A few years ago, I had set out to write a series of posts on the recognition of patterns in math and software engineering in music. The root of that interest comes from my time being a student of Ramsey Ameen, who was a formidable mathematician and jazz violinist. I vividly remember sitting next to a poster in his 7th grade classroom that said “Music IS Math!”, while he taught our group of unsuspecting 7th graders the concepts of Symbolic Logic. While I struggled with it initially, I ultimately aced the final, and I had the pleasure of reconnecting with him as an adult to let him know that his experimental approach followed me into my profession, supporting my understanding of Boolean logic.

The interest is also connected to my earliest work in Education Technology, when I worked with professors from Marywood University on a cross-discipline online learning system. The reasoning is that crossing over the boundaries of subject categorization allows for deeper understanding and learning. When we recognize patterns across music and science – such as what Douglas Hofstadter famously did in his groundbreaking work Gödel, Escher, Bach: an Eternal Golden Braid, (also known as GEB) – we open up new possibilities in our own fields of study and expertise, and facilitate understanding of concepts that may be otherwise hard to grasp until we find new connections to those ideas.

So, here is my first entry to this series, which I had posted before, but serves as an enticing gateway into the niche concepts I’d enjoy discussing with engineers, mathematicians, educators, and musicians alike.

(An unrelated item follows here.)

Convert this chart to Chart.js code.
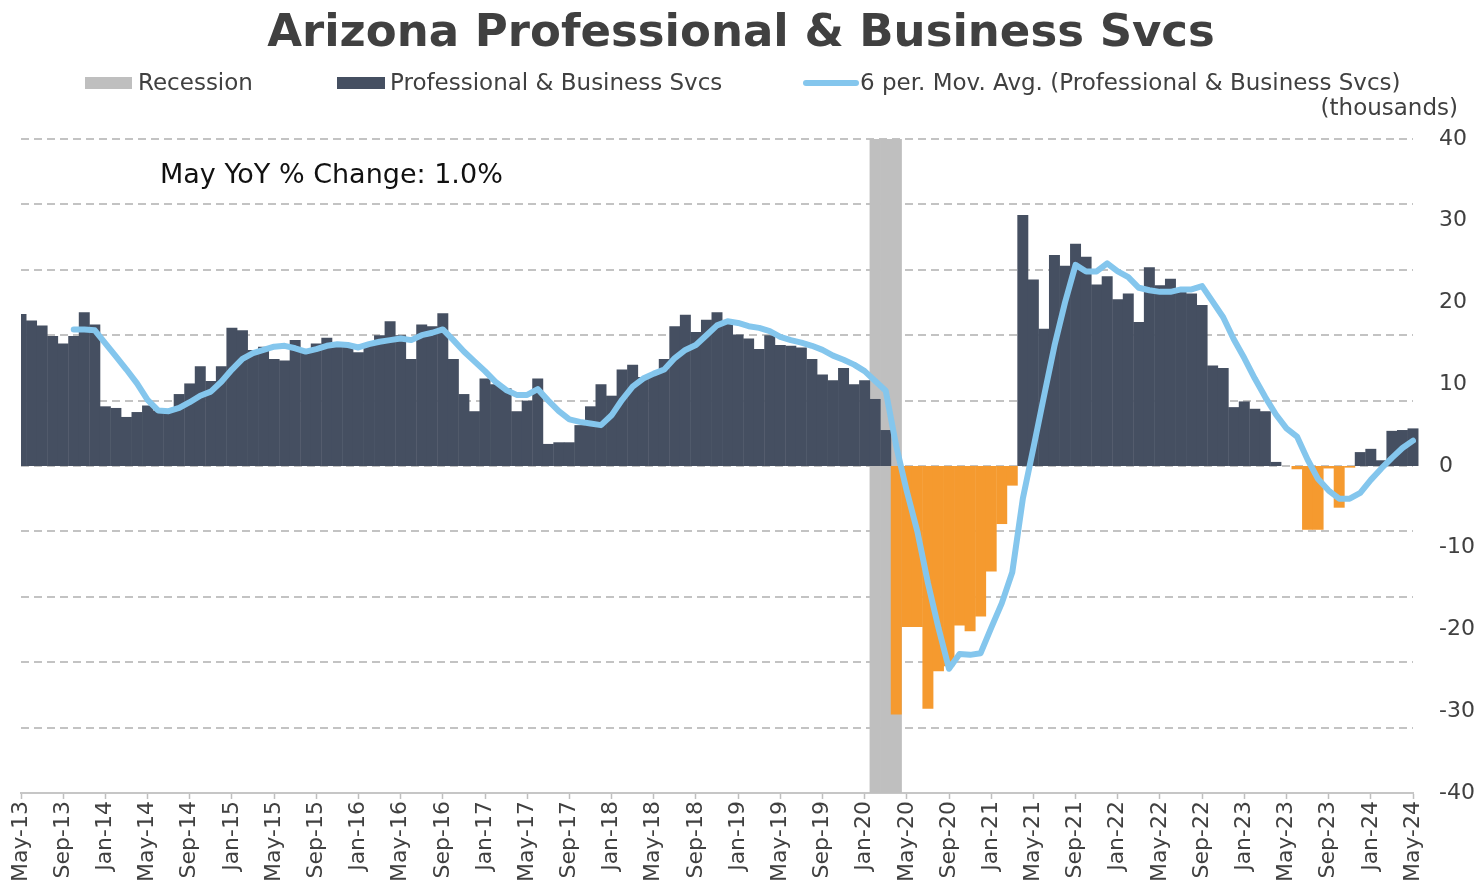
<!DOCTYPE html>
<html>
<head>
<meta charset="utf-8">
<script src="https://cdn.jsdelivr.net/npm/chart.js@4/dist/chart.umd.min.js"></script>
<style>
html,body{margin:0;padding:0;background:#ffffff;}
#wrap{width:1478px;height:895px;position:relative;}
</style>
</head>
<body>
<div id="wrap"><canvas id="c" width="1478" height="895"></canvas></div>
<script>
// ---------------- data ----------------
const chartTitle = 'Arizona Professional & Business Svcs';
const unitsLabel = '(thousands)';
const noteText = 'May YoY % Change: 1.0%';

const categories = [
  'May-13','Jun-13','Jul-13','Aug-13','Sep-13','Oct-13','Nov-13','Dec-13',
  'Jan-14','Feb-14','Mar-14','Apr-14','May-14','Jun-14','Jul-14','Aug-14','Sep-14','Oct-14','Nov-14','Dec-14',
  'Jan-15','Feb-15','Mar-15','Apr-15','May-15','Jun-15','Jul-15','Aug-15','Sep-15','Oct-15','Nov-15','Dec-15',
  'Jan-16','Feb-16','Mar-16','Apr-16','May-16','Jun-16','Jul-16','Aug-16','Sep-16','Oct-16','Nov-16','Dec-16',
  'Jan-17','Feb-17','Mar-17','Apr-17','May-17','Jun-17','Jul-17','Aug-17','Sep-17','Oct-17','Nov-17','Dec-17',
  'Jan-18','Feb-18','Mar-18','Apr-18','May-18','Jun-18','Jul-18','Aug-18','Sep-18','Oct-18','Nov-18','Dec-18',
  'Jan-19','Feb-19','Mar-19','Apr-19','May-19','Jun-19','Jul-19','Aug-19','Sep-19','Oct-19','Nov-19','Dec-19',
  'Jan-20','Feb-20','Mar-20','Apr-20','May-20','Jun-20','Jul-20','Aug-20','Sep-20','Oct-20','Nov-20','Dec-20',
  'Jan-21','Feb-21','Mar-21','Apr-21','May-21','Jun-21','Jul-21','Aug-21','Sep-21','Oct-21','Nov-21','Dec-21',
  'Jan-22','Feb-22','Mar-22','Apr-22','May-22','Jun-22','Jul-22','Aug-22','Sep-22','Oct-22','Nov-22','Dec-22',
  'Jan-23','Feb-23','Mar-23','Apr-23','May-23','Jun-23','Jul-23','Aug-23','Sep-23','Oct-23','Nov-23','Dec-23',
  'Jan-24','Feb-24','Mar-24','Apr-24','May-24'
];

const xTickLabels = [
  'May-13','Sep-13','Jan-14','May-14','Sep-14','Jan-15','May-15','Sep-15','Jan-16','May-16','Sep-16',
  'Jan-17','May-17','Sep-17','Jan-18','May-18','Sep-18','Jan-19','May-19','Sep-19','Jan-20','May-20',
  'Sep-20','Jan-21','May-21','Sep-21','Jan-22','May-22','Sep-22','Jan-23','May-23','Sep-23','Jan-24','May-24'
];

// YoY change, thousands
const pbsValues = [
  18.6,17.8,17.2,15.9,15.0,15.9,18.8,17.3,
  7.3,7.1,6.0,6.6,7.4,6.8,6.9,8.8,10.1,12.2,10.4,12.2,
  16.9,16.6,14.2,14.6,13.1,12.9,15.4,14.2,15.0,15.7,14.6,14.6,
  13.9,14.8,16.0,17.7,16.0,13.1,17.3,17.1,18.7,13.1,8.8,6.7,
  10.7,10.0,9.5,6.7,8.0,10.7,2.7,2.9,2.9,5.0,7.3,10.0,
  8.6,11.8,12.4,10.9,11.2,13.1,17.1,18.5,16.4,17.9,18.8,17.5,
  16.1,15.6,14.3,16.0,14.8,14.7,14.5,13.1,11.2,10.5,12.0,10.0,
  10.5,8.2,4.4,-30.4,-19.7,-19.7,-29.7,-25.1,-24.5,-19.5,-20.2,-18.4,
  -12.9,-7.1,-2.4,30.7,22.8,16.8,25.8,24.5,27.2,25.6,22.2,23.2,
  20.4,21.1,17.6,24.3,22.1,22.9,21.6,21.1,19.7,12.3,12.0,7.2,
  7.9,7.0,6.7,0.5,0.0,-0.4,-7.8,-7.8,-0.3,-5.1,-0.2,1.7,
  2.1,0.7,4.3,4.4,4.6
];

// 6-period moving average
const movAvgValues = [
  null,null,null,null,null,16.7,16.7,16.6,
  15.0,13.4,11.8,10.1,8.1,6.8,6.7,7.1,7.8,8.6,9.1,10.3,
  11.8,13.1,13.8,14.2,14.6,14.7,14.4,14.0,14.3,14.7,14.9,14.8,
  14.5,14.9,15.2,15.4,15.6,15.4,16.0,16.3,16.7,15.4,14.0,12.8,
  11.6,10.3,9.3,8.7,8.7,9.4,8.0,6.7,5.7,5.4,5.2,5.0,
  6.2,8.1,9.7,10.7,11.3,11.8,13.2,14.2,14.8,16.0,17.2,17.7,
  17.5,17.1,16.9,16.5,15.8,15.4,15.1,14.7,14.2,13.5,13.0,12.4,
  11.6,10.4,9.2,2.4,-3.1,-8.0,-14.3,-19.8,-24.8,-23.0,-23.1,-22.9,
  -19.8,-16.8,-13.0,-4.0,2.2,8.5,14.7,20.0,24.6,23.8,23.8,24.8,
  23.8,23.1,21.8,21.5,21.3,21.3,21.6,21.6,22.0,20.1,18.2,15.5,
  13.2,10.7,8.4,6.3,4.6,3.6,0.8,-1.6,-3.0,-4.0,-4.0,-3.3,
  -1.7,-0.3,1.0,2.2,3.1
];

const recessionMonths = ['Feb-20','Mar-20','Apr-20'];
const recessionRange = [-40, 40];
const yTickStep = 10;
const gridStep = 8;
const yMin = -40, yMax = 40;

// ---------------- styles ----------------
const FONT = '"DejaVu Sans", Verdana, sans-serif';
const posColor = '#454f61';
const negColor = '#f59a2f';
const recColor = '#bfbfbf';
const lineColor = '#84c6ed';
const textColor = '#404040';
const gridColor = '#c3c3c3';

const recessionData = categories.map(c => recessionMonths.includes(c) ? recessionRange.slice() : null);

const overlayPlugin = {
  id: 'overlay',
  beforeDraw(chart) {
    const ctx = chart.ctx;
    ctx.save();
    ctx.fillStyle = '#ffffff';
    ctx.fillRect(0, 0, chart.width, chart.height);
    ctx.restore();
  },
  afterDraw(chart) {
    const ctx = chart.ctx;
    const ds = chart.data.datasets;
    ctx.save();
    // title
    ctx.fillStyle = textColor;
    ctx.font = 'bold 45px ' + FONT;
    ctx.textAlign = 'center';
    ctx.textBaseline = 'alphabetic';
    ctx.fillText(chartTitle, 741, 46);

    // legend
    ctx.font = '23px ' + FONT;
    ctx.textAlign = 'left';
    ctx.textBaseline = 'middle';
    const ly = 83;
    // Recession
    ctx.fillStyle = ds[2].backgroundColor;
    ctx.fillRect(85, ly - 6, 47, 12);
    ctx.fillStyle = textColor;
    ctx.fillText(ds[2].label, 138, ly + 1);
    // bars
    ctx.fillStyle = posColor;
    ctx.fillRect(337, ly - 6, 48, 12);
    ctx.fillStyle = textColor;
    ctx.fillText(ds[1].label, 390, ly + 1);
    // line
    ctx.strokeStyle = ds[0].borderColor;
    ctx.lineWidth = 6;
    ctx.lineCap = 'round';
    ctx.beginPath();
    ctx.moveTo(806, ly);
    ctx.lineTo(856, ly);
    ctx.stroke();
    ctx.fillStyle = textColor;
    ctx.fillText(ds[0].label, 860, ly + 1);

    // units
    ctx.font = '23px ' + FONT;
    ctx.textAlign = 'right';
    ctx.textBaseline = 'alphabetic';
    ctx.fillText(unitsLabel, 1458, 115);

    // note
    ctx.fillStyle = '#111111';
    ctx.font = '27px ' + FONT;
    ctx.textAlign = 'left';
    ctx.fillText(noteText, 160, 183);
    ctx.restore();
  }
};

Chart.defaults.font.family = FONT;

new Chart(document.getElementById('c'), {
  type: 'bar',
  data: {
    labels: categories,
    datasets: [
      {
        type: 'line',
        label: '6 per. Mov. Avg. (Professional & Business Svcs)',
        data: movAvgValues,
        borderColor: lineColor,
        backgroundColor: lineColor,
        borderWidth: 6,
        pointRadius: 0,
        tension: 0,
        borderJoinStyle: 'round',
        borderCapStyle: 'round',
        spanGaps: false,
        order: 0
      },
      {
        type: 'bar',
        label: 'Professional & Business Svcs',
        data: pbsValues,
        backgroundColor: c => (c.raw < 0 ? negColor : posColor),
        borderWidth: 0,
        grouped: false,
        barPercentage: 1.04,
        categoryPercentage: 1,
        clip: {left: 0, top: 0, right: 6, bottom: 0},
        order: 1
      },
      {
        type: 'bar',
        label: 'Recession',
        data: recessionData,
        backgroundColor: recColor,
        borderWidth: 0,
        grouped: false,
        barPercentage: 1,
        categoryPercentage: 1,
        order: 2
      }
    ]
  },
  options: {
    responsive: false,
    animation: false,
    devicePixelRatio: 1,
    layout: { padding: { top: 139, left: 21, right: 0, bottom: 0 } },
    plugins: {
      legend: { display: false },
      title: { display: false },
      tooltip: { enabled: false }
    },
    events: [],
    scales: {
      x: {
        type: 'category',
        offset: false,
        grid: {
          display: true,
          offset: false,
          drawOnChartArea: false,
          drawTicks: true,
          tickLength: 6,
          tickWidth: 1.5,
          tickColor: c => (xTickLabels.includes(categories[c.index]) ? '#bfbfbf' : 'rgba(0,0,0,0)')
        },
        border: { display: true, color: '#c6c6c6', width: 2 },
        ticks: {
          autoSkip: false,
          maxRotation: 90,
          minRotation: 90,
          padding: 2,
          color: textColor,
          font: { size: 22 },
          callback: (v, i) => (xTickLabels.includes(categories[i]) ? categories[i] : '')
        },
        afterFit(s) { s.height = 102; }
      },
      y: {
        position: 'right',
        min: yMin,
        max: yMax,
        grid: { display: false, drawTicks: false },
        border: { display: false },
        ticks: {
          stepSize: yTickStep,
          padding: 26,
          color: textColor,
          font: { size: 22 }
        },
        afterFit(s) { s.width = 65; }
      },
      yGrid: {
        position: 'left',
        min: yMin,
        max: yMax,
        grid: {
          display: true,
          drawTicks: false,
          color: c => (c.tick && c.tick.value === yMin ? 'rgba(0,0,0,0)' : gridColor),
          lineWidth: 2
        },
        border: { display: false, dash: [8, 5] },
        ticks: { display: false, stepSize: gridStep },
        afterFit(s) { s.width = 0; }
      }
    }
  },
  plugins: [overlayPlugin]
});
</script>
</body>
</html>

The following is a diagram based on the Circle of Fifths by jazz pioneer John Coltrane. Coltrane was interested in physics and studied the work of Einstein. Dartmouth professor and astrophysicist Stephon Alexander says that “Giant Steps” and Coltrane’s Key Circle diagram “changed my whole research direction… led to basically a discovery in physics.”

The "Coltrane Circle"


From The Secret Link Between Jazz and Physics: How Einstein & Coltrane Shared Improvisation and Intuition in Common:

Alexander describes his jazz epiphany as occasioned by a complex diagram Coltrane gave legendary jazz musician and University of Massachusetts professor Yusef Lateef in 1967. “I thought the diagram was related to another and seemingly unrelated field of study—quantum gravity,” he writes in a Business Insider essay on his discovery, “What I had realized… was that the same geometric principle that motivated Einstein’s theory was reflected in Coltrane’s diagram.”

The diagram is also a mandala, isn’t it? Coltrane not only connected music with math and physics, but he even touched upon mysticism in his observation. This opens up the potential for our explorations to even reach into visual art, where the symmetry and expression of what we may intuitively sense as a divine source could be rooted in a recognition of yet-to-be understood patterns in the universe.